In an effort to reduce its debt, The Pioneer Group in Boston has arranged for B-share financing through Putnam Lovell, de Guardiola & Thornton. Pioneer will receive a premium of approximately $62 million in return for granting Putnam Lovell the rights to the ongoing 12b-1 revenue stream from Pioneer's mutual funds' B-shares received prior to September 30. As of September 30 that revenue stream was valued at $54 million.

The deal also gives Putnam Lovell the rights to receive future 12b-1 fees for a period of three years beginning September 30. According to Timothy T. Frost, vice president for corporate development and communications at Pioneer, the firm will use the proceeds to reduce its debt.

The B-share financing, announced Oct. 13, is one of a number of steps the company has taken to reduce its debt. Recently, Pioneer reorganized into three separate business units (see related story on page 1). The goal has been to reduce expenses in each unit, each of which has performed poorly this year.

Putnam Lovell is among a handful of firms that have, in recent years, created a niche business in financing B-shares sold under a fund adviser's 12b-1 distribution plan. Fund companies have imposed 12b-1 charges to cover their marketing and distribution expenses since the Securities and Exchange Commission approved their use in 1980.

Under 12b-1 plans, advisers pay up-front commissions to broker/dealers who agree to distribute a fund. A few well-endowed fund advisers can afford to pay these commissions themselves. Other advisers finance these initial commission payments through third-parties. Then, advisers typically charge fund shareholders a 12b-1 fee of up to 1.00 percent of the invested assets. The typical 12b-1 fee includes two components: a 0.25 percent service fee which is paid back to the selling fund adviser and a 0.75 percent fee which is paid to the financing firm.

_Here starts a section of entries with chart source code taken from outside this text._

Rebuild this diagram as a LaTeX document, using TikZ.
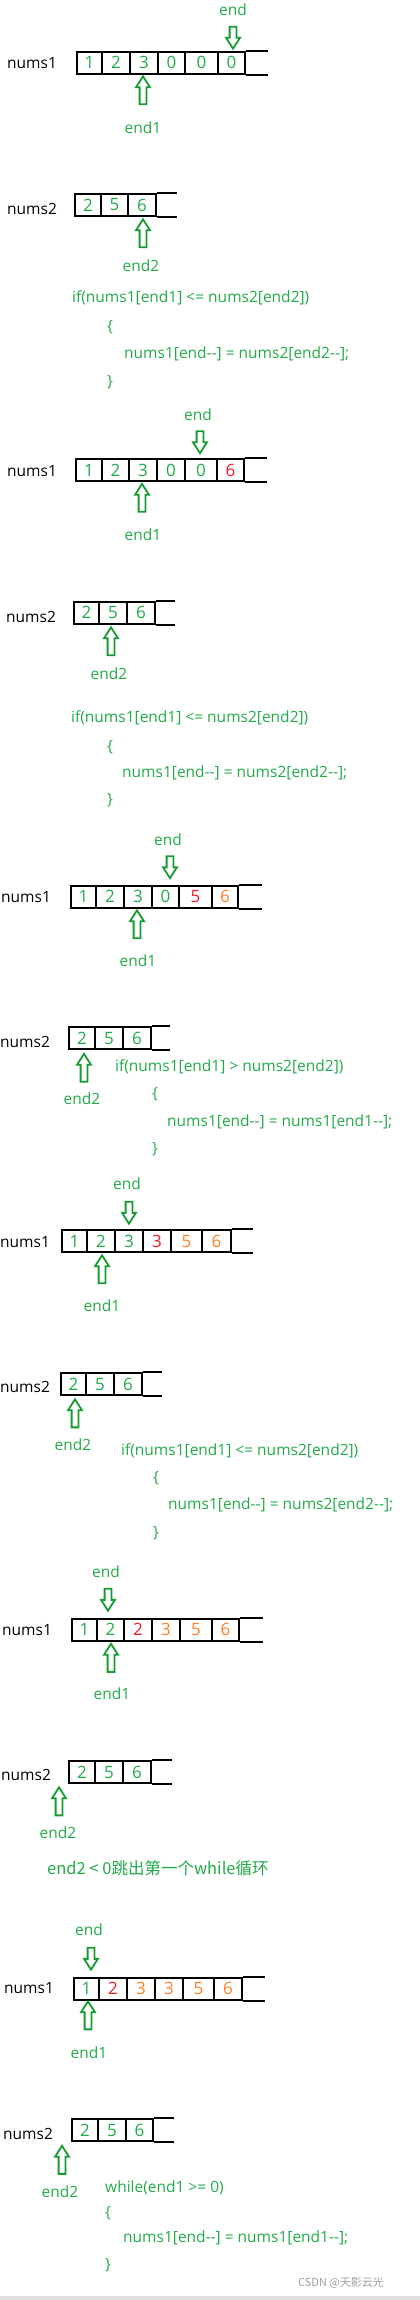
\documentclass[tikz,border=0pt]{standalone}
\usepackage{fontspec}
\setmainfont{Open Sans}
\newfontfamily\cjk{Noto Sans CJK SC}
\usetikzlibrary{shapes.arrows}
\definecolor{grn}{RGB}{34,170,72}
\definecolor{arrgrn}{RGB}{24,155,50}
\definecolor{redd}{RGB}{237,28,36}
\definecolor{org}{RGB}{255,127,39}

\begin{document}
\begin{tikzpicture}[x=1pt,y=-1pt,
    txt/.style={font=\fontsize{15.5}{18}\selectfont,inner sep=0pt},
    gtxt/.style={txt,text=grn},
    code/.style={gtxt,anchor=west},
    cell/.style={draw,line width=2pt,minimum height=22pt,inner sep=0pt,font=\fontsize{17}{20}\selectfont},
    frame/.style={line width=2pt},
    uparr/.style={single arrow,draw=arrgrn,line width=1.8pt,fill=white,inner sep=2.5pt,
      single arrow head extend=3.5pt,single arrow tip angle=65,minimum height=28pt,shape border rotate=90},
    dnarr/.style={uparr,minimum height=22pt,shape border rotate=270}]
  \useasboundingbox (0,0) rectangle (420,2300);

  % step 1
  \node[gtxt] (s1end) at (233,10) {end};
  \node[dnarr] (s1enda) at (233,35) {};
  \node[txt,anchor=west] (s1n1) at (7,63) {nums1};
  \foreach \xa/\xb/\v/\c [count=\i] in {77/102/1/grn,102/130/2/grn,130/158/3/grn,158/185/0/grn,185/218/0/grn,218/245/0/grn}
    \node[cell,text=\c,minimum width={(\xb-\xa)*1pt}] (s1a\i) at ({(\xa+\xb)/2},62.5) {\v};
  \draw[frame] (s1a6.north east) -- ++(22,0) (s1a6.south east) -- ++(22,0);
  \node[uparr] (s1e1a) at (143,93) {};
  \node[gtxt] (s1e1) at (143,128) {end1};
  \node[txt,anchor=west] (s1n2) at (7,209) {nums2};
  \foreach \xa/\xb/\v [count=\i] in {75/101/2,101/128/5,128/156/6}
    \node[cell,text=grn,minimum width={(\xb-\xa)*1pt}] (s1b\i) at ({(\xa+\xb)/2},205) {\v};
  \draw[frame] (s1b3.north east) -- ++(20,0) (s1b3.south east) -- ++(20,0);
  \node[uparr] (s1e2a) at (143,236) {};
  \node[gtxt] (s1e2) at (141,266) {end2};
  \node[code] (s1c1) at (72,298) {if(nums1[end1] <= nums2[end2])};
  \node[code] (s1c2) at (107,327) {\{};
  \node[code] (s1c3) at (124,354) {nums1[end-{}-] = nums2[end2-{}-];};
  \node[code] (s1c4) at (107,382) {\}};

  % step 2
  \node[gtxt] (s2end) at (198,415) {end};
  \node[dnarr] (s2enda) at (200,439.5) {};
  \node[txt,anchor=west] (s2n1) at (7,471) {nums1};
  \foreach \xa/\xb/\v/\c [count=\i] in {76/102/1/grn,102/129/2/grn,129/157/3/grn,157/185/0/grn,185/217/0/grn,217/244/6/redd}
    \node[cell,text=\c,minimum width={(\xb-\xa)*1pt}] (s2a\i) at ({(\xa+\xb)/2},470) {\v};
  \draw[frame] (s2a6.north east) -- ++(22,0) (s2a6.south east) -- ++(22,0);
  \node[uparr] (s2e1a) at (142,500.5) {};
  \node[gtxt] (s2e1) at (143,535) {end1};
  \node[txt,anchor=west] (s2n2) at (6,617) {nums2};
  \foreach \xa/\xb/\v [count=\i] in {74/99/2,99/127/5,127/155/6}
    \node[cell,text=grn,minimum width={(\xb-\xa)*1pt}] (s2b\i) at ({(\xa+\xb)/2},612.5) {\v};
  \draw[frame] (s2b3.north east) -- ++(19,0) (s2b3.south east) -- ++(19,0);
  \node[uparr] (s2e2a) at (111,644) {};
  \node[gtxt] (s2e2) at (109,674) {end2};
  \node[code] (s2c1) at (71,718) {if(nums1[end1] <= nums2[end2])};
  \node[code] (s2c2) at (107,747) {\{};
  \node[code] (s2c3) at (122,773) {nums1[end-{}-] = nums2[end2-{}-];};
  \node[code] (s2c4) at (107,800) {\}};

  % step 3
  \node[gtxt] (s3end) at (168,840) {end};
  \node[dnarr] (s3enda) at (170,864.5) {};
  \node[txt,anchor=west] (s3n1) at (1,897) {nums1};
  \foreach \xa/\xb/\v/\c [count=\i] in {71/96/1/grn,96/124/2/grn,124/152/3/grn,152/179/0/grn,179/212/5/redd,212/238/6/org}
    \node[cell,text=\c,minimum width={(\xb-\xa)*1pt}] (s3a\i) at ({(\xa+\xb)/2},896.5) {\v};
  \draw[frame] (s3a6.north east) -- ++(23,0) (s3a6.south east) -- ++(23,0);
  \node[uparr] (s3e1a) at (137,927) {};
  \node[gtxt] (s3e1) at (138,961) {end1};
  \node[txt,anchor=west] (s3n2) at (0,1042) {nums2};
  \foreach \xa/\xb/\v [count=\i] in {69/95/2,95/123/5,123/151/6}
    \node[cell,text=grn,minimum width={(\xb-\xa)*1pt}] (s3b\i) at ({(\xa+\xb)/2},1038) {\v};
  \draw[frame] (s3b3.north east) -- ++(18,0) (s3b3.south east) -- ++(18,0);
  \node[uparr] (s3e2a) at (84,1070.5) {};
  \node[gtxt] (s3e2) at (82,1099) {end2};
  \node[code] (s3c1) at (115,1067) {if(nums1[end1] > nums2[end2])};
  \node[code] (s3c2) at (152,1094) {\{};
  \node[code] (s3c3) at (167,1122) {nums1[end-{}-] = nums1[end1-{}-];};
  \node[code] (s3c4) at (152,1149) {\}};

  % step 4
  \node[gtxt] (s4end) at (127,1184) {end};
  \node[dnarr] (s4enda) at (129,1210) {};
  \node[txt,anchor=west] (s4n1) at (0,1242) {nums1};
  \foreach \xa/\xb/\v/\c [count=\i] in {62/87/1/grn,87/115/2/grn,115/143/3/grn,143/171/3/redd,171/202/5/org,202/231/6/org}
    \node[cell,text=\c,minimum width={(\xb-\xa)*1pt}] (s4a\i) at ({(\xa+\xb)/2},1241) {\v};
  \draw[frame] (s4a6.north east) -- ++(21,0) (s4a6.south east) -- ++(21,0);
  \node[uparr] (s4e1a) at (102,1272) {};
  \node[gtxt] (s4e1) at (102,1306) {end1};
  \node[txt,anchor=west] (s4n2) at (0,1387) {nums2};
  \foreach \xa/\xb/\v [count=\i] in {61/86/2,86/114/5,114/142/6}
    \node[cell,text=grn,minimum width={(\xb-\xa)*1pt}] (s4b\i) at ({(\xa+\xb)/2},1384) {\v};
  \draw[frame] (s4b3.north east) -- ++(19,0) (s4b3.south east) -- ++(19,0);
  \node[uparr] (s4e2a) at (75,1416) {};
  \node[gtxt] (s4e2) at (73,1445) {end2};
  \node[code] (s4c1) at (121,1451) {if(nums1[end1] <= nums2[end2])};
  \node[code] (s4c2) at (153,1478) {\{};
  \node[code] (s4c3) at (168,1505) {nums1[end-{}-] = nums2[end2-{}-];};
  \node[code] (s4c4) at (153,1533) {\}};

  % step 5
  \node[gtxt] (s5end) at (106,1572) {end};
  \node[dnarr] (s5enda) at (108,1597) {};
  \node[txt,anchor=west] (s5n1) at (2,1630) {nums1};
  \foreach \xa/\xb/\v/\c [count=\i] in {72/97/1/grn,97/124/2/grn,124/152/2/redd,152/180/3/org,180/212/5/org,212/239/6/org}
    \node[cell,text=\c,minimum width={(\xb-\xa)*1pt}] (s5a\i) at ({(\xa+\xb)/2},1629.5) {\v};
  \draw[frame] (s5a6.north east) -- ++(23,0) (s5a6.south east) -- ++(23,0);
  \node[uparr] (s5e1a) at (111,1660.5) {};
  \node[gtxt] (s5e1) at (112,1694) {end1};
  \node[txt,anchor=west] (s5n2) at (1,1775) {nums2};
  \foreach \xa/\xb/\v [count=\i] in {69/95/2,95/123/5,123/151/6}
    \node[cell,text=grn,minimum width={(\xb-\xa)*1pt}] (s5b\i) at ({(\xa+\xb)/2},1772) {\v};
  \draw[frame] (s5b3.north east) -- ++(20,0) (s5b3.south east) -- ++(20,0);
  \node[uparr] (s5e2a) at (59,1804) {};
  \node[gtxt] (s5e2) at (58,1833) {end2};
  \node[code,font=\cjk\fontsize{16.5}{19}\selectfont] (s5note) at (47,1868) {end2 < 0跳出第一个while循环};

  % step 6
  \node[gtxt] (s6end) at (89,1930) {end};
  \node[dnarr] (s6enda) at (91,1956) {};
  \node[txt,anchor=west] (s6n1) at (4,1988) {nums1};
  \foreach \xa/\xb/\v/\c [count=\i] in {74/99/1/grn,99/127/2/redd,127/155/3/org,155/183/3/org,183/214/5/org,214/242/6/org}
    \node[cell,text=\c,minimum width={(\xb-\xa)*1pt}] (s6a\i) at ({(\xa+\xb)/2},1988.5) {\v};
  \draw[frame] (s6a6.north east) -- ++(22,0) (s6a6.south east) -- ++(22,0);
  \node[uparr] (s6e1a) at (88,2018) {};
  \node[gtxt] (s6e1) at (89,2053) {end1};
  \node[txt,anchor=west] (s6n2) at (3,2134) {nums2};
  \foreach \xa/\xb/\v [count=\i] in {72/98/2,98/126/5,126/153/6}
    \node[cell,text=grn,minimum width={(\xb-\xa)*1pt}] (s6b\i) at ({(\xa+\xb)/2},2130) {\v};
  \draw[frame] (s6b3.north east) -- ++(20,0) (s6b3.south east) -- ++(20,0);
  \node[uparr] (s6e2a) at (62,2162.5) {};
  \node[gtxt] (s6e2) at (60,2192) {end2};
  \node[code] (s6c1) at (105,2188) {while(end1 >= 0)};
  \node[code] (s6c2) at (105,2213) {\{};
  \node[code] (s6c3) at (123,2238) {nums1[end-{}-] = nums1[end1-{}-];};
  \node[code] (s6c4) at (105,2265) {\}};

  \node[font=\cjk\fontsize{11}{13}\selectfont,text=gray!75,anchor=west,inner sep=0pt] (wm) at (298,2283) {CSDN @天影云光};
  \fill[gray!25] (0,2296) rectangle (420,2300);
\end{tikzpicture}
\end{document}
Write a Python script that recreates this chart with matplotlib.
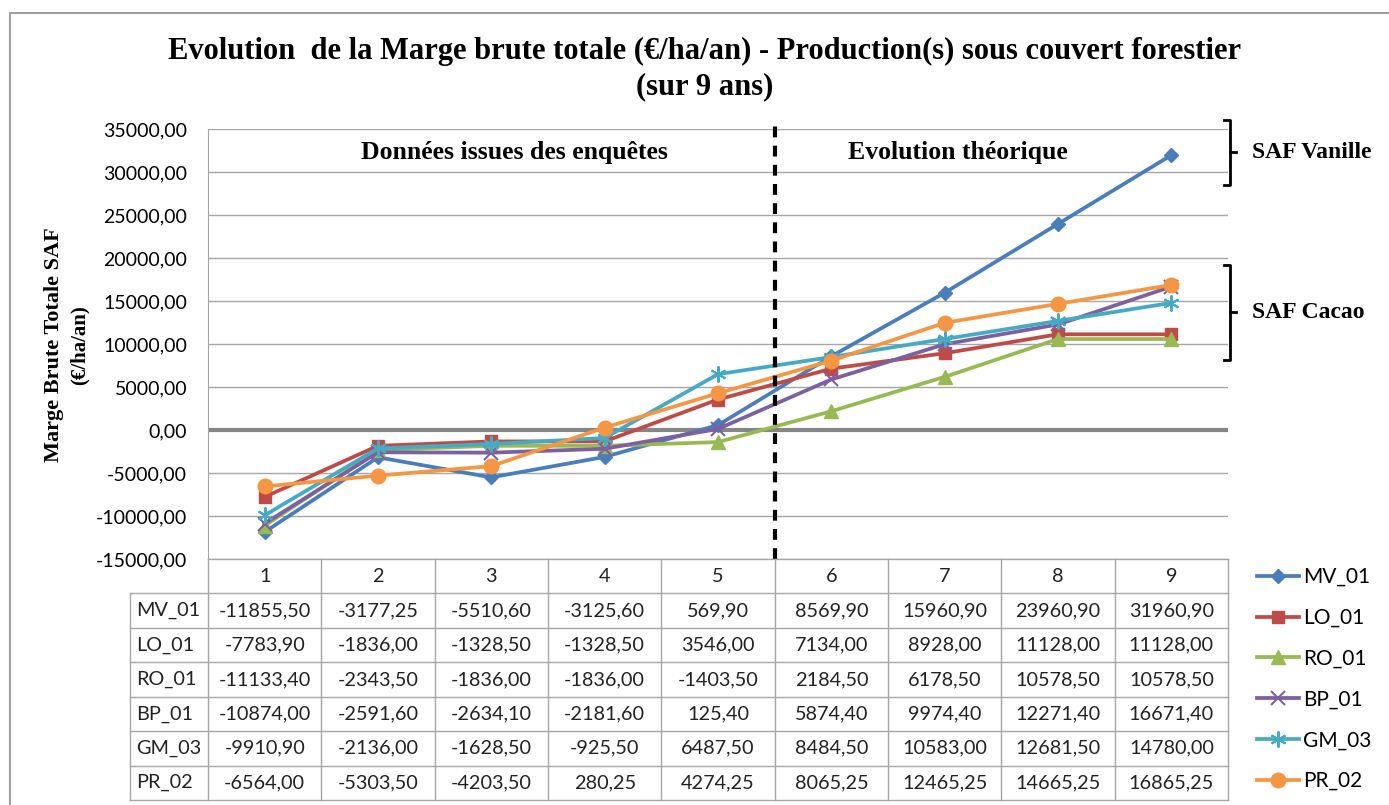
import matplotlib
matplotlib.use("Agg")
import matplotlib.pyplot as plt
from matplotlib.lines import Line2D

# data (€/ha/an) over 9 years
annees = [1, 2, 3, 4, 5, 6, 7, 8, 9]
series = ["MV_01", "LO_01", "RO_01", "BP_01", "GM_03", "PR_02"]
mv_01 = [-11855.50, -3177.25, -5510.60, -3125.60, 569.90, 8569.90, 15960.90, 23960.90, 31960.90]
lo_01 = [-7783.90, -1836.00, -1328.50, -1328.50, 3546.00, 7134.00, 8928.00, 11128.00, 11128.00]
ro_01 = [-11133.40, -2343.50, -1836.00, -1836.00, -1403.50, 2184.50, 6178.50, 10578.50, 10578.50]
bp_01 = [-10874.00, -2591.60, -2634.10, -2181.60, 125.40, 5874.40, 9974.40, 12271.40, 16671.40]
gm_03 = [-9910.90, -2136.00, -1628.50, -925.50, 6487.50, 8484.50, 10583.00, 12681.50, 14780.00]
pr_02 = [-6564.00, -5303.50, -4203.50, 280.25, 4274.25, 8065.25, 12465.25, 14665.25, 16865.25]
valeurs = [mv_01, lo_01, ro_01, bp_01, gm_03, pr_02]
y_ticks = list(range(-15000, 35001, 5000))

couleurs = ["#4A7EBB", "#BE4B48", "#98B954", "#7D60A0", "#46AAC5", "#F59645"]
marqueurs = ["D", "s", "^", "x", (6, 2, 0), "o"]
tailles = [7.5, 8.5, 9.5, 9.5, 11.5, 10.5]

W, H = 1389, 805
fig = plt.figure(figsize=(W / 100, H / 100), dpi=100)
fig.patch.set_facecolor("white")

sans = "Lato"
serif = "Liberation Serif"


def fx(px):
    return px / W


def fy(py):
    return 1 - py / H


# outer frame of the chart
fig.add_artist(plt.Rectangle((fx(10), fy(900)), fx(1500), fy(13) - fy(900),
                             transform=fig.transFigure, fill=False,
                             edgecolor="#A0A0A0", lw=1.5))

# title
fig.text(fx(705), fy(51), "Evolution  de la Marge brute totale (€/ha/an) - Production(s) sous couvert forestier",
         ha="center", va="center", fontsize=22, fontweight="bold", family=serif)
fig.text(fx(705), fy(87), "(sur 9 ans)", ha="center", va="center",
         fontsize=22, fontweight="bold", family=serif)

# main axes
ax = fig.add_axes([fx(208), fy(559), fx(1228) - fx(208), fy(129) - fy(559)])
ax.set_xlim(0.5, 9.5)
ax.set_ylim(-15000, 35000)
ax.set_yticks(y_ticks)
ax.set_yticklabels([f"{v:.2f}".replace(".", ",") for v in y_ticks], family=sans, fontsize=14)
ax.tick_params(axis="y", length=0, pad=15)
ax.set_xticks([])
ax.grid(axis="y", color="#A6A6A6", lw=1)
ax.set_axisbelow(True)
for s in ["top", "right", "bottom"]:
    ax.spines[s].set_visible(False)
ax.spines["left"].set_color("#A6A6A6")
ax.axhline(0, color="#868686", lw=3, zorder=1)

for nom, vals, c, m, ms in zip(series, valeurs, couleurs, marqueurs, tailles):
    mew = 1.5 if m in ("x", (6, 2, 0)) else 1
    ax.plot(annees, vals, color=c, lw=2.7, marker=m, markersize=ms,
            markeredgewidth=mew, label=nom, zorder=3)

ax.axvline(5.5, ymin=0, ymax=1.02, color="black", lw=3, ls=(0, (2.6, 2)), clip_on=False, zorder=4)

ax.text(3.2, 32300, "Données issues des enquêtes", ha="center", va="center",
        fontsize=18.5, fontweight="bold", family=serif)
ax.text(7.12, 32300, "Evolution théorique", ha="center", va="center",
        fontsize=18.5, fontweight="bold", family=serif)

fig.text(fx(54), fy(345), "Marge Brute Totale SAF", rotation=90, ha="center", va="center",
         fontsize=16, fontweight="bold", family=serif)
fig.text(fx(80), fy(345), "(€/ha/an)", rotation=90, ha="center", va="center",
         fontsize=15, fontweight="bold", family=serif)

# brackets on the right
for (y0, y1, lab) in [(120, 185, "SAF Vanille"), (265, 360, "SAF Cacao")]:
    xb = 1230
    ym = (y0 + y1) / 2
    fig.add_artist(Line2D([fx(xb - 6), fx(xb), fx(xb), fx(xb - 6)],
                          [fy(y0), fy(y0), fy(y1), fy(y1)],
                          transform=fig.transFigure, color="black", lw=2))
    fig.add_artist(Line2D([fx(xb), fx(xb + 6)], [fy(ym), fy(ym)],
                          transform=fig.transFigure, color="black", lw=2))
    fig.text(fx(1252), fy(ym), lab, ha="left", va="center", fontsize=17,
             fontweight="bold", family=serif)

# data table under the plot
tab = fig.add_axes([fx(208), fy(800), fx(1228) - fx(208), fy(559) - fy(800)])
tab.set_xlim(0.5, 9.5)
tab.set_ylim(7, 0)
tab.axis("off")
gris = "#A6A6A6"
x_gauche = 0.5 + (130 - 208) / (1020 / 9)
# horizontal lines
tab.plot([0.5, 9.5], [0, 0], color=gris, lw=1, clip_on=False)
for r in range(1, 8):
    tab.plot([x_gauche, 9.5], [r, r], color=gris, lw=1, clip_on=False)
# vertical lines
for k in range(10):
    tab.plot([0.5 + k, 0.5 + k], [0, 7], color=gris, lw=1, clip_on=False)
tab.plot([x_gauche, x_gauche], [1, 7], color=gris, lw=1, clip_on=False)
for a in annees:
    tab.text(a, 0.5, str(a), ha="center", va="center", fontsize=14.3, family=sans, color="#222222")
for i, (nom, vals) in enumerate(zip(series, valeurs)):
    tab.text(x_gauche + 0.05, i + 1.5, nom, ha="left", va="center", fontsize=14.3,
             family=sans, color="#222222", clip_on=False)
    for a, v in zip(annees, vals):
        tab.text(a, i + 1.5, f"{v:.2f}".replace(".", ","), ha="center", va="center",
                 fontsize=14.3, family=sans, color="#222222")

# legend
h, l = ax.get_legend_handles_labels()
fig.legend(h, l, loc="upper left", bbox_to_anchor=(fx(1257), fy(567)), frameon=False,
           prop={"family": sans, "size": 15}, handlelength=2.0, handletextpad=0.2,
           labelspacing=1.0, borderpad=0, borderaxespad=0)

fig.savefig("out.png", dpi=100, facecolor="white")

Historically, companies that financed B-shares, like CitiGroup, Constellation Financial Management and Putnam Lovell, advanced commission payments to intermediaries distributing the funds. These firms -- the financiers -- put the debt on their books, relieving distributors of having to carry it.

Though financing firms buy the rights to capture future revenues- the 12b-1 fees derived from B-share assets under management, they also assume all of the risks. Since the 12b-1 fees are a function of assets, the financiers incur the risk of net assets declining, thereby reducing the ongoing 12b-1 revenues generated. There is also the risk that the independent trustees of a fund, who must re-approve 12b-1 fees annually, will not do so.

Recently, fund advisers have increasingly sought outside financing for B-shares. This is in part because fund companies that have stepped up their marketing efforts and consequently attracted new assets, are faced with the task of financing the ever greater commissions they are incurring.

But, financing B-share commissions is very attractive because fund companies would rather use assets to finance systems or strategic plans than to finance B-share commissions.

Putnam Lovell bundles the cash streams it acquires from the multiple mutual fund sponsors it serves, securitizes them and sells them to institutional investors, such as insurance companies, said Bill Henson head of Putnam Lovell's one-year-old capital markets division. Putnam Lovell has securitized a total of $1 billion.